HRDP®(High Resolution De-bondable Panel)は、配線幅と隣接する配線間隔(L/S)が2/2マイクロメートル以下の超高密度配線を可能にする特殊ガラスキャリアです。この技術により、次世代の半導体パッケージであるファンアウト・パネルレベルパッケージ(FO-PLP)の高効率な生産が実現します。

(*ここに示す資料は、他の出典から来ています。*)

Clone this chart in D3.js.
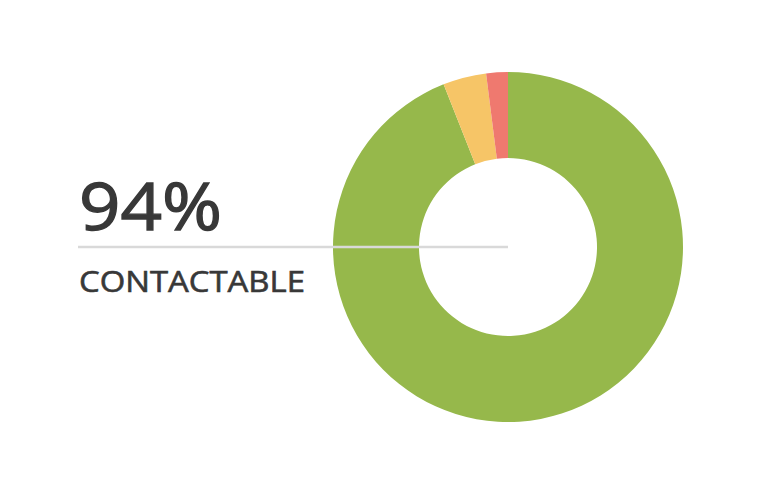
<!DOCTYPE html>
<html>
<head>
<meta charset="utf-8">
<script src="https://cdn.jsdelivr.net/npm/d3@7"></script>
<style>
  html, body { margin: 0; padding: 0; background: #fff; }
  svg text { font-family: "Open Sans", Lato, sans-serif; fill: #383838; stroke: #383838; }
</style>
</head>
<body>
<div class="chart"></div>
<script>
var svgWidth = 768;
var svgHeight = 491;

// share of records by status
var categories = ["Contactable", "Partial", "Not contactable"];
var values = [94, 4, 2];
var colors = ["#96b84b", "#f6c567", "#ef796f"];
var headline = "94%";
var caption = "CONTACTABLE";

var cx = 508, cy = 247;
var outerR = 175, innerR = 89;

var svg = d3.select(".chart")
  .append("svg")
  .attr("width", svgWidth)
  .attr("height", svgHeight);

var pie = d3.pie().sort(null).value(d => d);
var arc = d3.arc().innerRadius(innerR).outerRadius(outerR);

var donut = svg.append("g")
  .attr("transform", `translate(${cx}, ${cy})`);

donut.selectAll("path")
  .data(pie(values))
  .enter()
  .append("path")
  .attr("d", arc)
  .attr("fill", (d, i) => colors[i]);

// leader line from label to centre
svg.append("line")
  .attr("x1", 78)
  .attr("x2", cx)
  .attr("y1", cy)
  .attr("y2", cy)
  .attr("stroke", "#d9d9d9")
  .attr("stroke-width", 2.5);

// stretched and thickened a bit to match the wider original face
svg.append("text")
  .attr("x", 79)
  .attr("y", 230)
  .attr("textLength", 143)
  .attr("lengthAdjust", "spacingAndGlyphs")
  .style("font-size", "66px")
  .style("stroke-width", 1.3)
  .text(headline);

svg.append("text")
  .attr("x", 79)
  .attr("y", 292)
  .attr("textLength", 226)
  .attr("lengthAdjust", "spacingAndGlyphs")
  .style("font-size", "29.5px")
  .style("stroke-width", 0.6)
  .text(caption);
</script>
</body>
</html>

2018年の開発以降、ジオマテック株式会社と協働で量産体制を構築し、2021年1月から国内の複合チップモジュールメーカー向けに量産を開始しました。その後、海外のICチップ実装デバイスメーカー向けにも出荷を拡大しています。さらに、2025年には生産能力を倍増させる計画が進行中で、次世代半導体パッケージの開発を本格化させる大手メーカー各社への対応力を強化しています。

供給開始時期:
国内市場向け: 2021年1月より量産出荷を開始しました。
海外市場向け: 2021年12月より量産出荷を開始しています。
生産能力増強: 2025年に向けて、ジオマテック株式会社の赤穂工場内に第2ラインを導入し、生産能力を倍増させる計画です。

ジオマテックの記事もありますのでよろしければどうぞ。

市場動向:
HRDP®は、配線幅と配線間隔がそれぞれ2マイクロメートル(μm)以下の超高密度配線を可能にする特殊ガラスキャリアであり、次世代半導体パッケージの製造において高い生産効率を実現します。現在、主要な大手半導体メーカー複数社において、HRDP®を適用した次世代半導体パッケージの開発が本格的に進行中であり、5G市場や高性能コンピューティング(HPC)、モバイル分野など、多様なアプリケーションでの需要拡大が見込まれています。

2. 焼結型銅ペーストの開発

三井金属は、次世代パワー半導体の接合材料として焼結型銅ペーストを開発しています。この材料は、従来のはんだに比べて耐熱性や信頼性が高く、導電性や熱伝導性にも優れています。特に、電気自動車(EV)や発電・送配電機器、産業機器など、高出力・高信頼性が求められるパワーデバイス向けに期待されています。

供給開始時期:
量産開始: 2024年5月より、パワー半導体接合用焼結型銅ペーストの量産を拡大する計画です。

市場動向:
焼結型銅ペーストは、従来のはんだに比べて耐熱性や信頼性が高く、導電性や熱伝導性にも優れています。特に、電気自動車(EV)や再生可能エネルギー設備など、高出力・高信頼性が求められる次世代パワー半導体の接合材料として期待されています。市場調査によれば、次世代パワー半導体の普及に伴い、焼結型ペーストの市場規模は2030年に向けて大きく拡大する見通しです。

これらの取り組みにより、三井金属は最先端半導体技術の分野で重要な役割を果たし、半導体デバイスの高機能化や製造効率の向上に貢献しています。

適正株価について

2024年12月30日時点での終値は4,667円でした。アナリストの目標株価は、みんかぶによれば5,072円とされています。また、株予報Proでは、2024年6月14日時点での目標株価が5,620円と報告されています。

これらの情報を総合すると、現在の株価はアナリストの目標株価に近い水準にあり、適正範囲内と考えられます。

一方、同社のPERは過去に大きく変動しており、2010年以降では赤字の年も含め、-120.17倍から37.12倍の範囲で推移しています。現在の5.58倍という数値は、過去の水準と比較しても低く、割安感があると考えられます。

現時点でのEPSは800円OVER。PER10倍が適正だと考えれば、上値余地は多分にあります。

今後の同社株価については個人的に大変期待しています。


★この記事は個人の株取引のメモであり、登場する銘柄は売買を推奨するものではありません。